The offensive by the Islamic State in Iraq and the Levant (ISIL) and its allies has some in Washington blaming Mr Obama's restrained global posture for the setbacks. But Mr Obama, having taken the helm of an exhausted imperial power whose post-Second World War role simply no longer matched its means, remains preternaturally opposed to injecting the US military into distant conflicts that have their own dynamics for which American power offers no obvious solution. For months, White House officials have reportedly uttered variations on the mantra "don't do stupid stuff" to summarise the administration's response to the "do something" pressure on Syria or Ukraine.

The US military convinced Mr Obama to refrain from air strikes in Syria because there was no clear end game. There’s plainly little enthusiasm in the military for renewed involvement in Iraq. Gen Martin Dempsey last week told Congress the US currently lacked sufficient intelligence on ISIL to make air strikes viable.

Gen David Petraeus, former US commander in Iraq, was even more forthright, telling an audience in London that the US should avoid providing air support for Shia militias – the forces most loyal to Nouri Al Maliki – and that there was no point in the US intervening to prop up an incorrigibly sectarian political order.

President Obama echoed that idea, warning that “no amount of American firepower [would] be able to hold the country together” if Iraq’s political leadership could not find a formula for inclusive governance. It’s now generally accepted in Washington that Mr Al Maliki’s authoritarian sectarian rule has set the stage for ISIL’s takeover of western Iraq.

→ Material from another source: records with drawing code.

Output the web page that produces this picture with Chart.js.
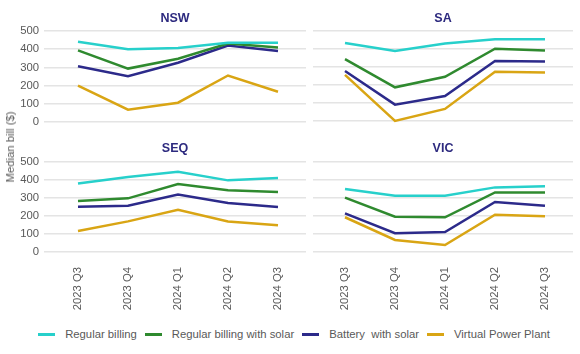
<!DOCTYPE html>
<html>
<head>
<meta charset="utf-8">
<script src="https://cdn.jsdelivr.net/npm/chart.js@4.4.1/dist/chart.umd.min.js"></script>
<style>
html,body{margin:0;padding:0;background:#fff;width:580px;height:354px;overflow:hidden;font-family:"Liberation Sans",Arial,sans-serif;}
canvas{position:absolute;}
#ytitle{position:absolute;left:10px;top:147px;transform:translate(-50%,-50%) rotate(-90deg);white-space:nowrap;font-size:11.3px;color:#595959;}
#legend{position:absolute;left:0;top:326px;width:596px;height:16px;display:flex;justify-content:center;align-items:center;font-size:11.3px;color:#595959;white-space:pre;}
.item{display:flex;align-items:center;margin-right:8px;}
.sw{width:17px;height:3px;margin-right:10px;}
</style>
</head>
<body>
<canvas id="c1" width="310" height="134" style="left:0;top:0;width:310px;height:134px"></canvas>
<canvas id="c2" width="270" height="128" style="left:310px;top:0;width:270px;height:128px"></canvas>
<canvas id="c3" width="310" height="184" style="left:0;top:130px;width:310px;height:184px"></canvas>
<canvas id="c4" width="270" height="184" style="left:310px;top:130px;width:270px;height:184px"></canvas>
<div id="ytitle">Median bill ($)</div>
<div id="legend"></div>
<script>
// ---- data ----
const quarters = ['2023 Q3', '2023 Q4', '2024 Q1', '2024 Q2', '2024 Q3'];
const seriesNames = ['Regular billing', 'Regular billing with solar', 'Battery  with solar', 'Virtual Power Plant'];
const seriesColors = ['#27d0cb', '#2f8a2f', '#2c2a8a', '#d9a514'];
const yTicks = [0, 100, 200, 300, 400, 500];

const nswRegular = [441, 400, 407, 435, 435];
const nswSolar   = [394, 294, 348, 431, 409];
const nswBattery = [307, 252, 326, 420, 391];
const nswVpp     = [200, 69, 107, 256, 167];

const saRegular = [433, 389, 430, 454, 454];
const saSolar   = [344, 187, 246, 402, 391];
const saBattery = [278, 91, 139, 333, 331];
const saVpp     = [256, 0, 67, 274, 269];

const seqRegular = [381, 417, 446, 398, 411];
const seqSolar   = [283, 298, 378, 343, 333];
const seqBattery = [252, 257, 319, 272, 250];
const seqVpp     = [117, 170, 235, 170, 148];

const vicRegular = [350, 313, 313, 359, 365];
const vicSolar   = [302, 196, 193, 331, 331];
const vicBattery = [215, 104, 111, 278, 257];
const vicVpp     = [193, 67, 39, 207, 198];

// ---- drawing ----
const FONT = '"Liberation Sans", Arial, sans-serif';
const TXT = '#595959';
const GRID = '#e4e4e4';

function makeChart(id, title, series, left, bottom) {
  const datasets = series.map((vals, i) => ({
    label: seriesNames[i],
    data: vals.map((v, j) => ({x: j, y: v})),
    borderColor: seriesColors[i],
    backgroundColor: seriesColors[i],
    borderWidth: 2.5,
    pointRadius: 0,
    tension: 0,
    clip: false
  }));
  new Chart(document.getElementById(id), {
    type: 'line',
    data: {datasets},
    options: {
      responsive: false,
      animation: false,
      layout: {padding: {left: left ? 0 : 3, right: left ? 4 : 7, top: 0, bottom: bottom ? 0 : 7}},
      plugins: {
        legend: {display: false},
        tooltip: {enabled: false},
        title: {
          display: true, text: title, color: '#2d2a7f', fullSize: false,
          font: {family: FONT, size: 12.5, weight: 'bold'},
          padding: bottom ? {top: 11.5, bottom: 5.5} : {top: 11, bottom: 5}
        }
      },
      scales: {
        x: {
          type: 'linear',
          min: left ? -0.68 : -0.64,
          max: 4.56,
          display: bottom,
          grid: {display: false, drawTicks: false},
          border: {display: false},
          afterBuildTicks: (ax) => { ax.ticks = quarters.map((q, i) => ({value: i})); },
          afterFit: (ax) => { ax.height = bottom ? 62 : 0; },
          ticks: {
            autoSkip: false, minRotation: 90, maxRotation: 90, padding: 15,
            color: TXT, font: {family: FONT, size: 11.3},
            callback: (v) => quarters[v]
          }
        },
        y: {
          min: 0, max: 500,
          afterBuildTicks: (ax) => { ax.ticks = yTicks.map(v => ({value: v})); },
          afterFit: (ax) => { ax.width = left ? 44 : 0; },
          grid: {color: GRID, lineWidth: 1.5, drawTicks: false},
          border: {display: false},
          ticks: {display: left, padding: 5, color: TXT, font: {family: FONT, size: 11.3}}
        }
      }
    }
  });
}

makeChart('c1', 'NSW', [nswRegular, nswSolar, nswBattery, nswVpp], true, false);
makeChart('c2', 'SA',  [saRegular, saSolar, saBattery, saVpp], false, false);
makeChart('c3', 'SEQ', [seqRegular, seqSolar, seqBattery, seqVpp], true, true);
makeChart('c4', 'VIC', [vicRegular, vicSolar, vicBattery, vicVpp], false, true);

// legend
const lg = document.getElementById('legend');
seriesNames.forEach((n, i) => {
  const it = document.createElement('div');
  it.className = 'item';
  const sw = document.createElement('div');
  sw.className = 'sw';
  sw.style.background = seriesColors[i];
  const t = document.createElement('span');
  t.textContent = n;
  it.appendChild(sw); it.appendChild(t);
  lg.appendChild(it);
});
</script>
</body>
</html>
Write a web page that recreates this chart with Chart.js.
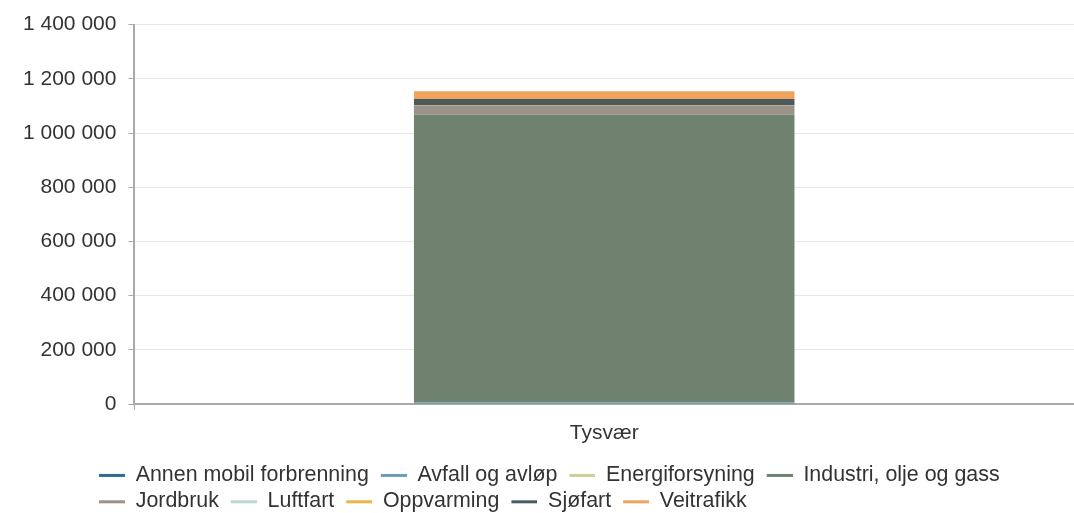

While John Kerry stopped short of calling on Mr Al Maliki to stand down during his visit to Baghdad this week, there has been talk in Washington of “replacing” Mr Al Maliki, as if sectarian authoritarian politics in Baghdad was simply a product of the prime minister’s paranoia and other personal failings, rather than deeply etched into the political fabric. The US was unable to influence Iraq’s political choices when it had 170,000 troops in the country. It’s hard to imagine decisive influence being acquired at the price of a few advisers and the possibility of air strikes.

Just as ISIL is unlikely to be able to take Shia-dominated areas such as Baghdad, so, too, it may be unlikely that forces loyal to Mr Al Maliki will retake Sunni-majority areas. ISIL may comprise no more than about 10,000 men, but it is operating in a permissive environment. Its commanders have years of experience and they will draw allied groups from across the region under their wing.

Air strikes could certainly disrupt ISIL to a limited extent, but probably at a prohibitive cost. As Paul Rogers of the Oxford Research Group has warned, the single biggest boost to ISIL’s recruitment drive will be any form of Western military intervention. “Any such intervention would be a grave mistake,” he says.

The US "surge" drove Al Qaeda in Iraq out of the same area in 2007 because it bought off local tribes and insurgent groups antagonised by the extremists's harsh behaviour. Mr Al Maliki abandoned, then turned on those forces as soon as the US stood down. Those groups may well grow disaffected with ISIL, but many of them are quite content to see the radicals drive out government forces.

The splintering of Iraq – and the tearing up of the Sykes-Picot map that created the region’s modern system of nation states – is already well underway. Kurdistan is a reality, even more deeply entrenched since its acquisition of Kirkuk. There’s precious little Mr Al Maliki can do today to stop Iraq’s borders being redrawn by either ISIL or the Kurdistan Regional Government.

The Sykes-Picot order was imposed with the backing of colonial military power. A nation-state, by definition, requires a monopoly of force in the hands of those who would rule its territory. No such thing exists in Iraq today, which is why it is breaking up. And the US – having eliminated Saddam’s monopoly – is not in a position to provide it in his stead.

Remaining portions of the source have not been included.